That's exactly what the vet explained about the inside part. I take my dogs to a personal groomer at a house and she takes about three hours (only does one dog a day) but she does a really good job. She's part of the reason I don't want to move away from this area LOL


----------



## Sheltielover25 (Jan 18, 2011)

Do you guys think she's too skinny? She was 15-16lb and then I guess she lost some weight because she's 12.1lb now. She eats about the same amount. She is turning two next month. Vet said she liked the look but a lot of people would say too skinny.

I like her this way because you can see how defined her lines are and stuff. It's kind of hard to tell from a picture, too... but I guess does it jump out that dog is skinny?

http://i80.photobucket.com/albums/j170/marymrumfelt/photo2.jpg


----------



## Liz (Sep 27, 2010)

I am glad you had a good vet visit. She sounds like a nice woman and it is a pleasure to hear a vet is interested in learning more and open to other view points. I am glad you were open to her and let her know how you care for your animals and really happy that she was respectful of your knowledge. 

I think your pup looks nice - a pound wouldn't hurt but she looks solid and well built.


----------



## RedneckCowgirl (Oct 28, 2011)

I keep my dogs pretty slim (moreso then others it seems) but I think she looks great!


----------



## Savage Destiny (Mar 16, 2011)

DaneMama said:


> Groomers do usually express them, BUT most only do it from the "outside" which doesn't always do the trick. I will also say that most groomers don't do as good of a job a lot of the time just based on how busy they are, the fact that they work alone and its usually a two person job. Not many dogs will allow it period so it usually takes two...one to hold/restrain while the other expresses them.
> 
> This isn't to say that groomers are lazy or bad at what they do, it just means that you shouldn't necessarily assume that the groomer fully expressed them. I don't know how many times dogs have come back from the groomer and a week later had full AGs still.

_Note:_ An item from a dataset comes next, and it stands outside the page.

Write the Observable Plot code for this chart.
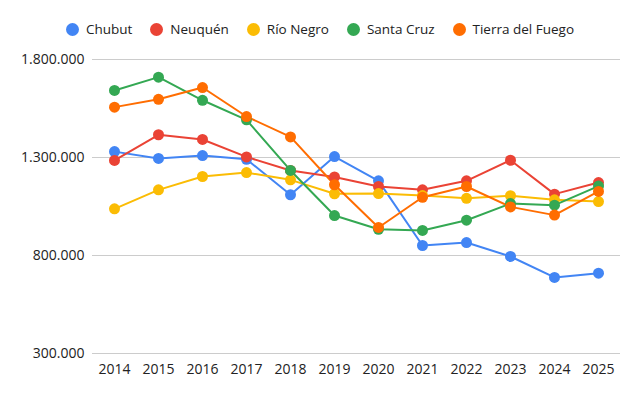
<!DOCTYPE html>
<html>
<head>
<meta charset="utf-8">
<script src="https://cdn.jsdelivr.net/npm/d3@7"></script>
<script src="https://cdn.jsdelivr.net/npm/@observablehq/plot@0.6"></script>
<style>
  html, body { margin: 0; padding: 0; background: #fff; }
  body { width: 640px; height: 396px; overflow: hidden; font-family: "Open Sans", sans-serif; }
  #legend { height: 46px; box-sizing: border-box; padding-top: 19px; display: flex; justify-content: center; align-items: flex-start; font-size: 13.5px; color: #222; line-height: 20px; }
  .item { display: flex; align-items: center; margin: 0 9px; }
  .sw { width: 13px; height: 13px; border-radius: 50%; margin-right: 7px; }
</style>
</head>
<body>
<div id="legend"></div>
<div id="chart"></div>
<script>
const years = [2014, 2015, 2016, 2017, 2018, 2019, 2020, 2021, 2022, 2023, 2024, 2025];
const seriesNames = ["Chubut", "Neuquén", "Río Negro", "Santa Cruz", "Tierra del Fuego"];
const colors = ["#4285F4", "#EA4335", "#FBBC04", "#34A853", "#FF6D01"];
const chubut = [1330000, 1295000, 1310000, 1291000, 1110000, 1305000, 1181000, 851000, 866000, 795000, 688000, 710000];
const neuquen = [1285000, 1416000, 1392000, 1303000, 1234000, 1201000, 1152000, 1135000, 1181000, 1286000, 1113000, 1172000];
const rioNegro = [1038000, 1135000, 1203000, 1223000, 1186000, 1115000, 1116000, 1106000, 1092000, 1105000, 1084000, 1075000];
const santaCruz = [1642000, 1710000, 1592000, 1492000, 1234000, 1004000, 934000, 928000, 980000, 1065000, 1057000, 1154000];
const tierraDelFuego = [1557000, 1597000, 1657000, 1509000, 1405000, 1161000, 943000, 1097000, 1152000, 1048000, 1006000, 1127000];
const yTicks = [300000, 800000, 1300000, 1800000];

const allSeries = [chubut, neuquen, rioNegro, santaCruz, tierraDelFuego];
const data = [];
allSeries.forEach((vals, i) => {
  vals.forEach((v, j) => data.push({series: seriesNames[i], year: String(years[j]), value: v}));
});

const locale = d3.formatLocale({decimal: ",", thousands: ".", grouping: [3], currency: ["", ""]});
const fmt = locale.format(",d");

// legend
const legend = document.getElementById("legend");
seriesNames.forEach((n, i) => {
  const it = document.createElement("div");
  it.className = "item";
  const sw = document.createElement("span");
  sw.className = "sw";
  sw.style.background = colors[i];
  const t = document.createElement("span");
  t.textContent = n;
  it.appendChild(sw); it.appendChild(t);
  legend.appendChild(it);
});

const chart = Plot.plot({
  width: 640,
  height: 350,
  marginTop: 13,
  marginBottom: 43,
  marginLeft: 92,
  marginRight: 20,
  style: {fontFamily: "Open Sans, sans-serif", fontSize: "14px", color: "#222", background: "#fff"},
  x: {type: "point", domain: years.map(String), padding: 0.5, label: null, tickSize: 0, tickPadding: 11},
  y: {domain: [300000, 1800000], ticks: yTicks, tickFormat: fmt, label: null, tickSize: 0, tickPadding: 8},
  color: {domain: seriesNames, range: colors},
  marks: [
    Plot.gridY(yTicks, {stroke: "#ccc", strokeOpacity: 1, strokeWidth: 1}),
    Plot.line(data, {x: "year", y: "value", z: "series", stroke: "series", strokeWidth: 2}),
    Plot.dot(data, {x: "year", y: "value", fill: "series", r: 5.5, stroke: "none"})
  ]
});
document.getElementById("chart").appendChild(chart);
</script>
</body>
</html>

A.G.s are rarely a two person job. Most dogs aren't fond of it, but it's easy to do once you know how. We usually only have a couple dogs a week that require two people to express the A.G.s. And we're very... er... anal about getting the glands completely empty. I suppose some groomers aren't, but a lot are. The only time we ever get dogs that are full a week later are dogs with some sort of issue going on.


----------